Hahaha, and Brian, I think I ended up deciding that that line had the… metaphorical weight I wanted, but, really, it’s just true. I love life in the country. But it sucks.
Brian S: Just as an aside, Camille, I wanted you to know how much I loved/admired that essay that ran at Lit Hub last week, I think. My heart hurt for you in that moment.
Camille D: Thanks, Brian. Speaking of the ways the we think about language differently in the context of poetry and the church…
Rosalie Moffett: Ah! I read that essay, too—
Brian S: Rosalie, I lived for a while in very-—veeeeery—rural Louisiana, and yes, I agree. I had a conversation with a guy at one point about buying a shotgun because of wild dogs in the area, and I decided not long after that I was really tired of the life.
Camille D: Rosalie, what are you most excited about in terms of this book?
Rosalie Moffett: I have been trying lately have confidence in poetry, and I think that work of saying that language matters—that it matters, to quote Solmaz Sharif, what we call a thing—and so that moment I think is such a wrenching one. Always, but especially now, when it seems like our access to the world, which we have through language, is being altered.
Camille D: Thank you, Rosalie. Here’s where supposed to be talking about your book and the conversation landed on my essay. I appreciate living in a community of writers who all seem to understand the value of language, and the need to treat it with care and respect (and a little bit of humor).
Rosalie Moffett: I am excited that these poems are now a physical artifact—I have these audio recordings of my grandfather’s music and—against so many odds—of my great grandfather’s life stories.
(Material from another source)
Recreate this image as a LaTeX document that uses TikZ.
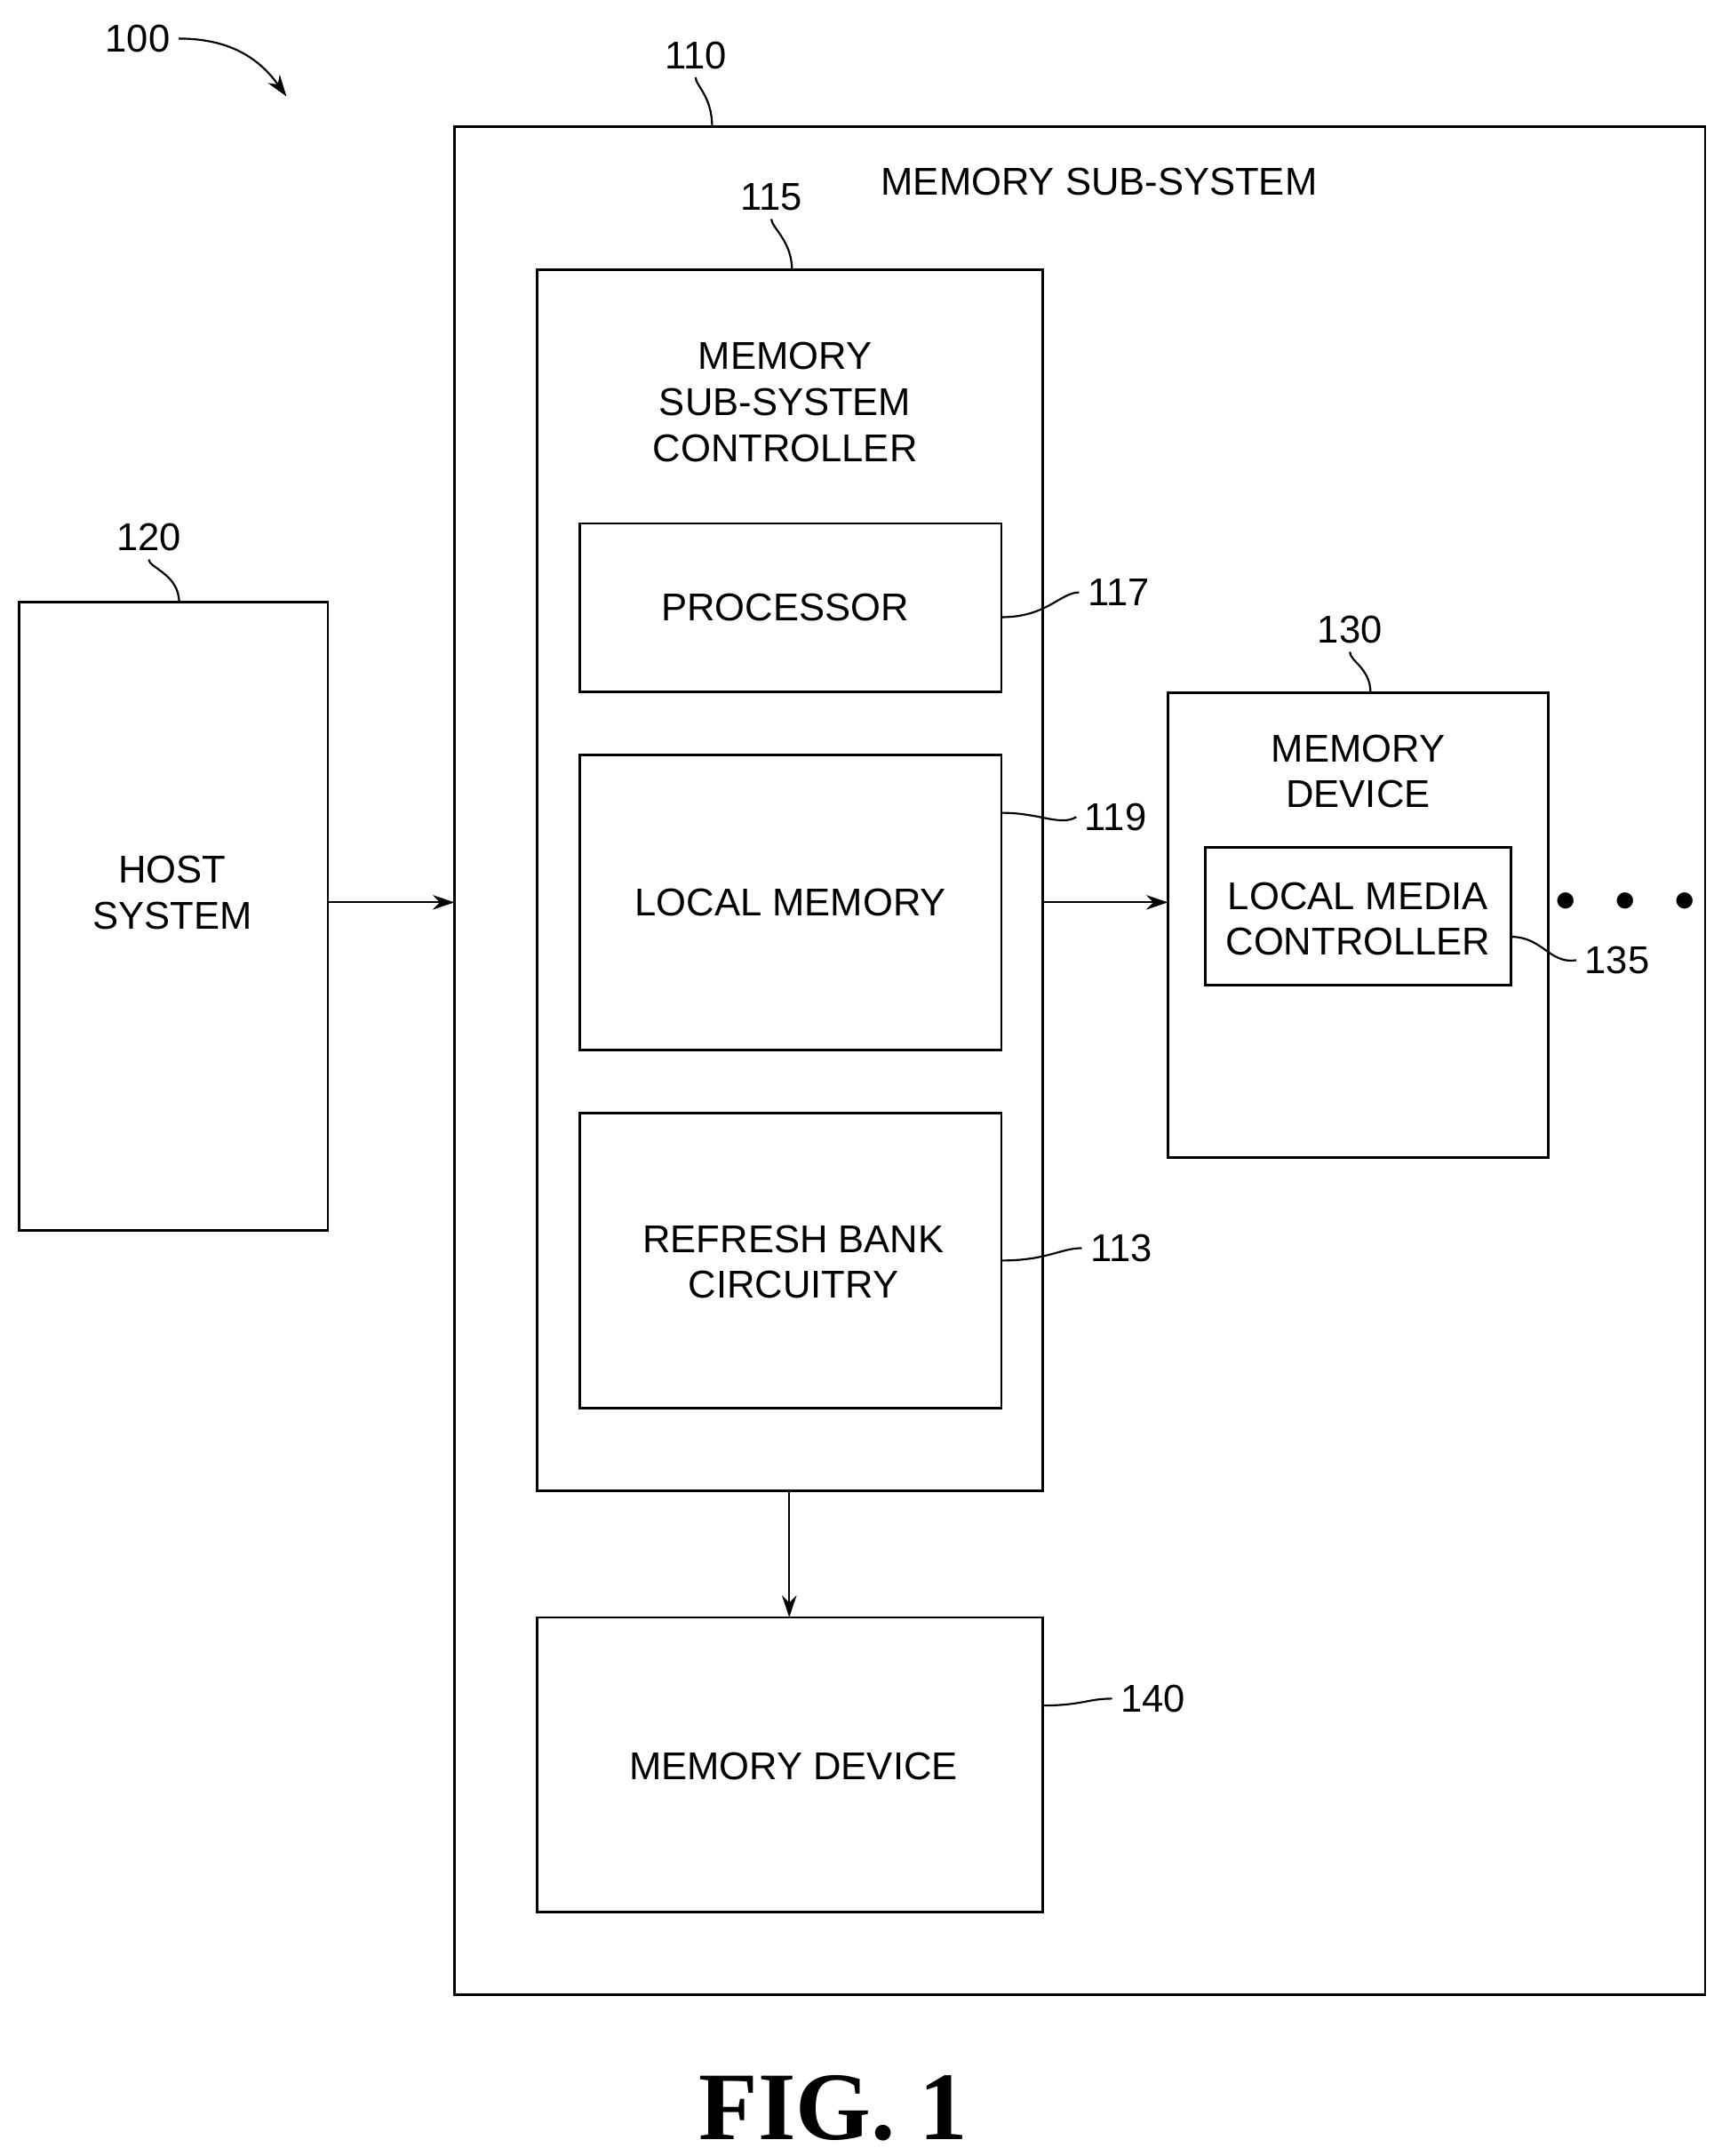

And there’s something that is so gratifying about a thing that you can pass on.
Camille D: I bet they feel different in a book than on a sheaf of papers. Since so many of them seem to have to do with manifestations of realities, to have this manifestation must feel nice.
Brian S: Can you talk a little about the cover—did you have any input into that image? It’s pretty amazing.
Rosalie Moffett: I chose that image, actually, which I’m so grateful they allowed me to do. It’s by a Swedish digital collage artist I found online, and it so perfect gets at all my concerns—the physical and the technological and the natural world—as soon as I saw it, I was like, “THIS. This is it.”
Brian S: Are you working on anything new yet? And who are you reading right now?
Rosalie Moffett: I actually have something quite different from anything I’ve written before in the works, which is a long, sectioned poem (which for me is very strange—I don’t like to break the barrier at the bottom of the page).
Brian S: Those terrify me, but it feels so good when I get one to work.
Camille D: Interesting. I was going to ask you a question about the length of these poems, their relative brevity. It’s like a delicious tapas feast.
Rosalie Moffett: It takes up these anxieties about my mother and her neurological condition, but it’s also weirdly about spiders and snails… It’s sort of hard to summarize, but it’s starting to look a little like a book. The sections make it easier on my mind—I like to be able to look at the whole thing at once—but yeah, it is, I think technically, a long poem.
Camille D: Good luck with this new project! I’ll look forward to reading it.
Rosalie Moffett: Thanks! Oh! And right now I’m reading nonfiction, The Body in Pain: The Making and Unmaking of the World” by Elaine Scarry.
Brian S: And Wikipedia?
Rosalie Moffett: Always Wikipedia.
Brian S: Thanks for joining us tonight and for this terrific book!
Camille D: I’m all for that. I’m doing a lot more reading of nonfiction, too, with my book coming out. I think the bridge between poetry and nonfiction isn’t a particularly long one.
Rosalie Moffett: Thanks so much for talking with me! It was a pleasure.